The usual ground for denying a complainant in equity the right to dismiss his bill without prejudice at his own costs is that the cause has proceeded so far that the defendant is in a position to demand on the pleadings an opportunity to seek affirmative relief and he would be prejudiced by being remitted to a separate action. Having been put to the trouble of getting his counter case properly pleaded and ready, he may insist that the cause proceed to a decree.
We do not perceive in the circumstances of this case any such ground for making an exception to the general rule, as was shown in Western Union Tel. Co. v. American Bell Tel. Co. (C. C.) 50 Fed. 662, 664, or in City of Detroit v. Detroit City Railway Co. (C. C.) 55 Fed. 569, or Manufacturing Co. v. Waring (C. C.) 46 Fed. 87, or Electrical Co. v. Brush Co. (C. C.) 44 Fed. 602, or in Bank v. Rose, 1 Rich. Eq. (S. C.) 294, or Booth v. Leycester, 1 Keen, 247.
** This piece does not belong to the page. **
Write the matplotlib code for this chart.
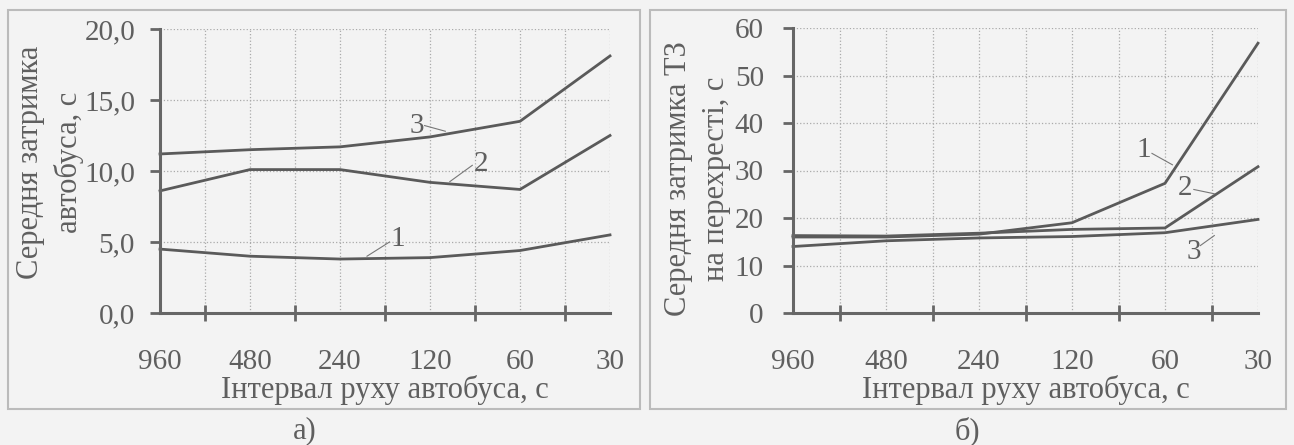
import matplotlib.pyplot as plt
from matplotlib.patches import Rectangle
from matplotlib.ticker import FixedLocator

# bus interval categories (s)
intervals = ["960", "480", "240", "120", "60", "30"]

# a) mean bus delay, s
bus_delay_1 = [4.5, 4.0, 3.8, 3.9, 4.4, 5.5]
bus_delay_2 = [8.6, 10.1, 10.1, 9.2, 8.7, 12.5]
bus_delay_3 = [11.2, 11.5, 11.7, 12.4, 13.5, 18.1]

# b) mean vehicle delay at the intersection, s
veh_delay_1 = [16.0, 16.0, 16.6, 19.0, 27.3, 56.8]
veh_delay_2 = [16.3, 16.2, 16.8, 17.6, 17.9, 30.8]
veh_delay_3 = [14.0, 15.2, 15.8, 16.1, 16.9, 19.7]

plt.rcParams['font.family'] = ['Liberation Serif', 'DejaVu Serif']
txt = '#5f5f5f'
line_c = '#5a5a5a'
fs_tick = 21
fs_lab = 22

fig = plt.figure(figsize=(12.94, 4.45), dpi=100, facecolor='#f3f3f3')

# panel frames
for x0, x1 in [(8, 640), (650, 1286)]:
    fig.patches.append(Rectangle((x0 / 1294, 1 - 409 / 445), (x1 - x0) / 1294, 399 / 445,
                                 transform=fig.transFigure, fill=False,
                                 edgecolor='#bbbbbb', linewidth=1.5))

ax1 = fig.add_axes([160 / 1294, 1 - 313 / 445, 450 / 1294, 284 / 445])
ax2 = fig.add_axes([793 / 1294, 1 - 313 / 445, 465 / 1294, 285 / 445])

x = list(range(len(intervals)))


def style(ax, ymax, ystep, fmt, ypad):
    ax.set_facecolor('none')
    ax.set_xlim(0, 5)
    ax.set_ylim(0, ymax)
    for s in ['top', 'right']:
        ax.spines[s].set_visible(False)
    for s in ['left', 'bottom']:
        ax.spines[s].set_color('#666666')
        ax.spines[s].set_linewidth(2.2)
    ax.set_xticks(x)
    ax.set_xticklabels(intervals)
    ax.xaxis.set_minor_locator(FixedLocator([0.5, 1.5, 2.5, 3.5, 4.5, 5.0]))
    yt = [i * ystep for i in range(int(round(ymax / ystep)) + 1)]
    ax.set_yticks(yt)
    ax.set_yticklabels([fmt(v) for v in yt])
    ax.tick_params(axis='x', which='major', length=0, pad=26, labelsize=fs_tick, labelcolor=txt)
    ax.tick_params(axis='x', which='minor', direction='inout', length=12, width=2, color='#666666')
    ax.tick_params(axis='y', direction='out', length=7, width=2, color='#666666',
                   labelsize=fs_tick, labelcolor=txt, pad=ypad)
    ax.grid(True, which='both', axis='x', linestyle=':', color='#aaaaaa', linewidth=0.9)
    ax.grid(True, which='major', axis='y', linestyle=':', color='#aaaaaa', linewidth=0.9)
    ax.set_axisbelow(True)
    ax.set_xlabel("Інтервал руху автобуса, с", fontsize=fs_lab, color=txt, labelpad=0)


style(ax1, 20, 5, lambda v: f"{v:.1f}".replace('.', ','), 11)
style(ax2, 60, 10, lambda v: f"{v:.0f}", 14)

for ys in [bus_delay_1, bus_delay_2, bus_delay_3]:
    ax1.plot(x, ys, color=line_c, linewidth=2.0, clip_on=False)
for ys in [veh_delay_1, veh_delay_2, veh_delay_3]:
    ax2.plot(x, ys, color=line_c, linewidth=2.0, clip_on=False)

ax1.text(-0.245, 0.53, "Середня затримка\nавтобуса, с", transform=ax1.transAxes,
         rotation=90, ha='center', va='center', fontsize=fs_lab, color=txt,
         linespacing=1.4)
ax2.text(-0.205, 0.47, "Середня затримка ТЗ\nна перехресті, с", transform=ax2.transAxes,
         rotation=90, ha='center', va='center', fontsize=fs_lab, color=txt,
         linespacing=1.4)

# curve labels with leader lines
lead = dict(color='#777777', linewidth=0.8)
ax1.plot([2.94, 3.17], [13.2, 12.8], **lead)
ax1.text(2.85, 13.2, "3", fontsize=fs_tick, color=txt, ha='center', va='center')
ax1.plot([3.47, 3.22], [10.4, 9.25], **lead)
ax1.text(3.57, 10.5, "2", fontsize=fs_tick, color=txt, ha='center', va='center')
ax1.plot([2.55, 2.30], [5.0, 4.0], **lead)
ax1.text(2.64, 5.2, "1", fontsize=fs_tick, color=txt, ha='center', va='center')

ax2.plot([3.86, 4.08], [33.6, 31.2], **lead)
ax2.text(3.77, 34.3, "1", fontsize=fs_tick, color=txt, ha='center', va='center')
ax2.plot([4.31, 4.53], [26.0, 25.1], **lead)
ax2.text(4.22, 26.4, "2", fontsize=fs_tick, color=txt, ha='center', va='center')
ax2.plot([4.38, 4.53], [14.2, 16.3], **lead)
ax2.text(4.31, 12.8, "3", fontsize=fs_tick, color=txt, ha='center', va='center')

fig.text(305 / 1294, 1 - 431 / 445, "а)", fontsize=fs_lab, color=txt, ha='center', va='center')
fig.text(967 / 1294, 1 - 431 / 445, "б)", fontsize=fs_lab, color=txt, ha='center', va='center')

fig.savefig("out.png", dpi=100, facecolor=fig.get_facecolor())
Under section 145 of the Judicial Code (Comp. St. § 1136), the Court of Claims is given jurisdiction to hear and determine all counterclaims on the part of the government 'against any claimant against the government in said court.' Under rule 34 of that court, notice of such counterclaim must be filed within 60 days after the service of the petition on the Attorney General. In this case, no such counterclaim was filed and a general traverse was noted by the clerk. Eighteen months elapsed and nothing was done when the petitioner moved to dismiss without prejudice, and then the government without proffering any actual counterclaim asked for leave to file one, objecting to dismissal. The cause was dismissed out 6 months later it was restored and a counterclaim filed.
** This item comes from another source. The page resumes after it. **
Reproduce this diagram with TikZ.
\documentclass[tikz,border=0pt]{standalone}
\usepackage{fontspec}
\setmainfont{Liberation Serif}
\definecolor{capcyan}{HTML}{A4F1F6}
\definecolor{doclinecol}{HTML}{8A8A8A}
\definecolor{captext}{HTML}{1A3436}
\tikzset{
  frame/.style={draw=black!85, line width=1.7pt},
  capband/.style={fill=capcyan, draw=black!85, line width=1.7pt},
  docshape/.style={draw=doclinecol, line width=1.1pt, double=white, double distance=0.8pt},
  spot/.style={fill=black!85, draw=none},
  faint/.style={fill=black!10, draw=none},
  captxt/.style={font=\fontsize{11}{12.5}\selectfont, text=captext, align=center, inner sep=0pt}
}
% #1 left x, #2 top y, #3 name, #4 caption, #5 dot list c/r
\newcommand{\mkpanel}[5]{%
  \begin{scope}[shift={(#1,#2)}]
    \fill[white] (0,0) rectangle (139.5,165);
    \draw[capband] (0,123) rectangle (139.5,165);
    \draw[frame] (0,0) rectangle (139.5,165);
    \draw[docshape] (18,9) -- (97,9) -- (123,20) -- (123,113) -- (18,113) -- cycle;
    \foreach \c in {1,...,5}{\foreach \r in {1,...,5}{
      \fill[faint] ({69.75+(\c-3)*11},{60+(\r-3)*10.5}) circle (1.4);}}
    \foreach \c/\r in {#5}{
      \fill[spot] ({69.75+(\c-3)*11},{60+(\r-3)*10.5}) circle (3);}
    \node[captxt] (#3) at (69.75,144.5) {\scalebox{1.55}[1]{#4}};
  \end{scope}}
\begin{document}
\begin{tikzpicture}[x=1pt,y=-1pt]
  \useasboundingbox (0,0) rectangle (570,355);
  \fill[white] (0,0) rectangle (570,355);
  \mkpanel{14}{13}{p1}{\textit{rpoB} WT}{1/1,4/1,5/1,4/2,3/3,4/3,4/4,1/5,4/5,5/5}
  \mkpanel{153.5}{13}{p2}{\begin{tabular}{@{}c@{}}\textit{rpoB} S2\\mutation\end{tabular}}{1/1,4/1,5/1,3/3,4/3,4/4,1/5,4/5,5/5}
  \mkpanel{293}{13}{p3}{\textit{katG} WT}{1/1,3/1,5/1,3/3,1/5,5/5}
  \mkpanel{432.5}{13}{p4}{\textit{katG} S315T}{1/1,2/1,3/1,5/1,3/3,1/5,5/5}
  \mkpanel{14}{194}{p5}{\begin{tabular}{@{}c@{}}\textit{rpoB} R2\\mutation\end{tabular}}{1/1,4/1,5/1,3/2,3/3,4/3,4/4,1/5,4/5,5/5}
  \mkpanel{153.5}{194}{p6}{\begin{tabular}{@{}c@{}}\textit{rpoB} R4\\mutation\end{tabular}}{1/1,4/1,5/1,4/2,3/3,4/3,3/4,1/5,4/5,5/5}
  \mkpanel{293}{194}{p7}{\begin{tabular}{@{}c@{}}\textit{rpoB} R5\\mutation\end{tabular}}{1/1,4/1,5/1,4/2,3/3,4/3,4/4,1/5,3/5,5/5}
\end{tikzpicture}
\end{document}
The government had not, when the case was dismissed, given any time or expense to the preparation and filing of a cross-bill or of the evidence to sustain it. It had not taken any action in respect to the cause which entitled it so say that it would be prejudiced by a dismissal within the meaning of the authorities. It suddenly was awakened by the motion to dismiss to the fact that by 18 months' delay it was losing a possible opportunity to litigate a cross-claim in the Court of Claims and without a jury. We think the same rule should obtain in the procedure of the Court of Claims an in federal courts of law and equity in respect to the dismissal of cases without prejudice.
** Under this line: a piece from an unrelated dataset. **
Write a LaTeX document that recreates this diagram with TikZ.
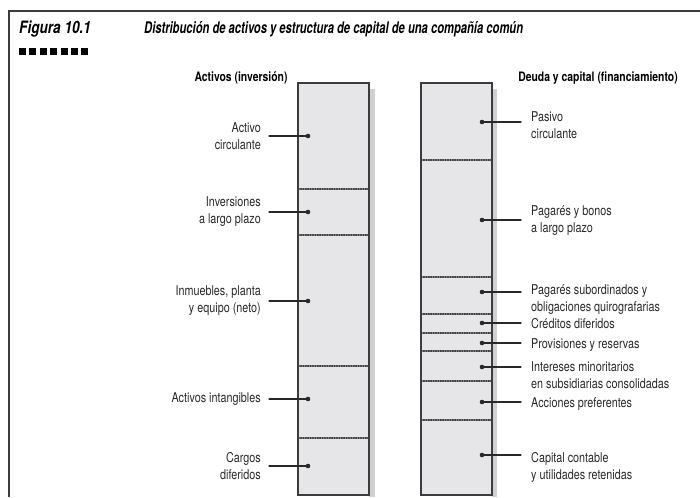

But there is a special reason why the rule must be enforced in this case. By section 154 of the Judicial Code (Comp. St. § 1145), it is provided that:
'No person shall file or prosecute in the Court of Claims, or in the Supreme Court on appeal therefrom, any claim for or in respect to which he or any assignee of his has pending in any other court any suit or process against any person who, at the time when the cause of action alleged in such suit or process arose, was, in respect thereto, acting or professing to act, mediately or immediately, under the authority of the United States.'
The day after the dismissal of this suit in the Court of Claims, April 30, 1923, the petitioner filed suit in a state court of Washington for something more than $9,000,000 for the same causes of action as those sued for in the Court of Claims, except the claims for anticipated profits. That suit and the section of the Code just quoted necessarily prevent the petitioner from suing on those claims in the Court of Claims, and exclude its jurisdiction of them, because the Fleet Corporation which is sued in the Washington court was certainly acting or professing to act, mediately or immediately, under the authority of the United States. The jurisdiction of these claims by the Court of Claims having been parted with by the order of dismissal in April cannot be resumed by a retroactive order of the subsequent November, in view of the restrictive provisions of section 154, which, by reason of the Washington suit, intervene and apply. Corona Coal Co. v. United States, 263 U. S. 537, 44 Sup. Ct. 156, 68 L. Ed. , decided January 7, 1924.
It only remains to inquire whether this is a proper case for the writ asked. Mandamus is an extraordinary remedial process, which is awarded, not as a matter of right, but in the exercise of a sound judicial discretion. Although classed as a legal remedy, in issuing it a court must be largely controlled by equitable principles. Duncan Townsite Co. v. Lane, 245 U. S. 308, 312, 38 Sup. Ct. 99, 62 L. Ed. 309; Arant v. Lane, 249 U. S. 367, 371, 39 Sup. Ct. 293, 63 L. Ed. 650. It would be a useless waste of time and effort to enforce a trial in the Court of Claims, if we were, upon appeal, to find that the petitioner was unjustly deprived of his substantial right to dismiss his petition, as we should have to do for the reasons stated. Added to this is the consideration which has been regarded as furnishing a substantial ground for the extraordinary process of the writ that the petitioner by a denial of his right to dismiss in the Court of Claims will be deprived of a right of trial by jury in the State Court of Washington. Ex parte Peterson, 253 U. S. 300, 305, 40 Sup. Ct. 543, 64 L. Ed. 919; Ex parte Simons, 247 U. S. 231, 239, 38 Sup. Ct. 497, 62 L. Ed. 1094.